É culpa do Ocidente? O Major-General não esconde o seu alinhamento ideológico quando diz que a Rússia pretende “um estatuto condizente com a sua importância na nova ordem multipolar em construção”. Leia-se, portanto, uma ordem multipolar que reforce o estatuto de países autoritários ou mesmo autocráticos – sem falar no infelizmente crescente número de Estados falhados. É reveladora a sua referência ao perigosíssimo “neoliberalismo globalista” (seja o que for que isso queira dizer, ainda que seja fácil de perceber o que não quer dizer).
Não tendo a capacidade do Major-General para ver só um lado da questão, concordo com algumas das suas afirmações:
A Europa não conseguirá garantir a segurança da Ucrânia sem o apoio norte-americano (Trump, sempre Trump) e o envio de tropas de manutenção de paz da UE é uma hipótese disparatada. Também concordo com a ideia de que a Rússia não tem capacidade militar para atacar o Ocidente (a NATO), salvo uma impensável (e suicida) aventura nuclear (a cuja utilização irresponsavelmente alude, velada ou explicitamente).
Também curioso é o Major-General escrever que “(…) as opiniões públicas europeias foram enganadas pelos seus líderes quando lhes venderam uma vitória fácil: ‘… um passeio na praia no confronto com uma estação de serviço com armas nucleares’. Afinal, em vez do cordeiro manso saiu-lhes um urso”.

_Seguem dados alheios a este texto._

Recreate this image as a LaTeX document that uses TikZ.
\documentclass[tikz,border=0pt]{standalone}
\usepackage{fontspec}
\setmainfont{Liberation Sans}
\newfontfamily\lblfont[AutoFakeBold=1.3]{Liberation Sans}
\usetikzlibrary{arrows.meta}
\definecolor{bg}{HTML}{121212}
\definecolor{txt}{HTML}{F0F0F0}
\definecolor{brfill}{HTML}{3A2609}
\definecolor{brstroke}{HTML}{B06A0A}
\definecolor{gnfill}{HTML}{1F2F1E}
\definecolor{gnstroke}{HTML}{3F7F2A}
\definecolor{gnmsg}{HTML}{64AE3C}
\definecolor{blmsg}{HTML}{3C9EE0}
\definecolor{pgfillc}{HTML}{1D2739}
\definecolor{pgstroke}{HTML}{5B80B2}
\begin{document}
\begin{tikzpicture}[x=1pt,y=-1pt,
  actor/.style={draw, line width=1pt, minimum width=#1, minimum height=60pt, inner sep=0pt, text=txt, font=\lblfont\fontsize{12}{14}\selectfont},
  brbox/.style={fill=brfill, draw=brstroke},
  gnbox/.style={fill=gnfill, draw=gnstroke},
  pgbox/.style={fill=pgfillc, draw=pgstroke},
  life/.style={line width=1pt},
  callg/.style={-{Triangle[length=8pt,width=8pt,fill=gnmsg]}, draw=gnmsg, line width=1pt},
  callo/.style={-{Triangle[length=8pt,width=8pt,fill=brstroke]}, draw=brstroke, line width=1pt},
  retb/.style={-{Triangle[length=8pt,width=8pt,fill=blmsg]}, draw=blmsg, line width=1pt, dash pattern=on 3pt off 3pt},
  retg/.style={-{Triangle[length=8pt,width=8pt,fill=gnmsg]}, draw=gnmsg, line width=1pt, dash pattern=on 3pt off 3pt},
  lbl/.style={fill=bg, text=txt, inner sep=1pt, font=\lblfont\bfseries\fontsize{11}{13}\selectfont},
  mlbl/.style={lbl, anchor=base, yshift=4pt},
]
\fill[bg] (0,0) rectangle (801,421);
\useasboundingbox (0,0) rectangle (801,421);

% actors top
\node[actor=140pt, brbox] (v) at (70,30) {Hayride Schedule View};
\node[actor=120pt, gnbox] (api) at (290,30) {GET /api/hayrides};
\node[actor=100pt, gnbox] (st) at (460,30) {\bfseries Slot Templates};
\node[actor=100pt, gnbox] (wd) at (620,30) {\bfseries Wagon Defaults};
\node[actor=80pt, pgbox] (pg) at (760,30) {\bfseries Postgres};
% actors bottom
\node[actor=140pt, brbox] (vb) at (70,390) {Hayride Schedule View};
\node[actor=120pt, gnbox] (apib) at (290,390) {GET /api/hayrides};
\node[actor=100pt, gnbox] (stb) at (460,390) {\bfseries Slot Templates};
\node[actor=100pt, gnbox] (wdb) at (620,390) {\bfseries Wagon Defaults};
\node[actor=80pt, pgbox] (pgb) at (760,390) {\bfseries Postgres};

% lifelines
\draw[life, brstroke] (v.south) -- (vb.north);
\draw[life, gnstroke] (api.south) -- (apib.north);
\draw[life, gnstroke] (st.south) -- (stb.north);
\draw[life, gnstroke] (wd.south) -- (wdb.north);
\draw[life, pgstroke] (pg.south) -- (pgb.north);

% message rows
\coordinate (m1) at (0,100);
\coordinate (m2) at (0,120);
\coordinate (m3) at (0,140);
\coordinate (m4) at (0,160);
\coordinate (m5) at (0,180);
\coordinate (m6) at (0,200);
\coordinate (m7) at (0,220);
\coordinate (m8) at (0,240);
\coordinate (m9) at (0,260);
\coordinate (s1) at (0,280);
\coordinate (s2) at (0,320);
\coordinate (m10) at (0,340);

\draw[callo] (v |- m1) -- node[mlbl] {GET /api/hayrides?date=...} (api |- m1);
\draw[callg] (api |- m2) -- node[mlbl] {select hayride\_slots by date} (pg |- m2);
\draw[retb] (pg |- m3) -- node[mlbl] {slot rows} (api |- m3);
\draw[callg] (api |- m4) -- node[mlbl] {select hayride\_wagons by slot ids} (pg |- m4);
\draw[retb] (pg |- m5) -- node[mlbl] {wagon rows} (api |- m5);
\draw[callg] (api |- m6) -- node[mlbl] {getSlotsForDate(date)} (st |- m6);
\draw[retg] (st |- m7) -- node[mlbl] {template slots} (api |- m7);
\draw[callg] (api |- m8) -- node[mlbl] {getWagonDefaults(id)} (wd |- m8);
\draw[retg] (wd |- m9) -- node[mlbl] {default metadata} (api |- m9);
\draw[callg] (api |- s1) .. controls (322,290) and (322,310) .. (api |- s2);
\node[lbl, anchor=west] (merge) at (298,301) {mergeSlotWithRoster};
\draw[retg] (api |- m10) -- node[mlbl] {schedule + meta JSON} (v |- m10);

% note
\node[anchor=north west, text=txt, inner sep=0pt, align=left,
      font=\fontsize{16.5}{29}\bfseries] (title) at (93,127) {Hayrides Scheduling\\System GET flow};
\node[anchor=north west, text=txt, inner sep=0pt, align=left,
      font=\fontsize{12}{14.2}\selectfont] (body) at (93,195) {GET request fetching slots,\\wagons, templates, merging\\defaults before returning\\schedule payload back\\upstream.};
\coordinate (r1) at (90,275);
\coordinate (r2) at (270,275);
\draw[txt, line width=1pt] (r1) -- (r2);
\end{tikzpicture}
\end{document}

A sério? Um urso convencido de uma superioridade militar inquestionável, armas nucleares, com cinco vezes mais soldados, um “poderosíssimo” exército e uma pequena ajuda dos amigos (coreanos incluídos), que luta há quase três anos contra o pequeno cordeiro ucraniano e já foi por isso obrigado a deixar cair um aliado estratégico (Bashar)?
O Major-General Carlos Branco pode perceber muito de estratégia militar, mas percebe pouco de ursos.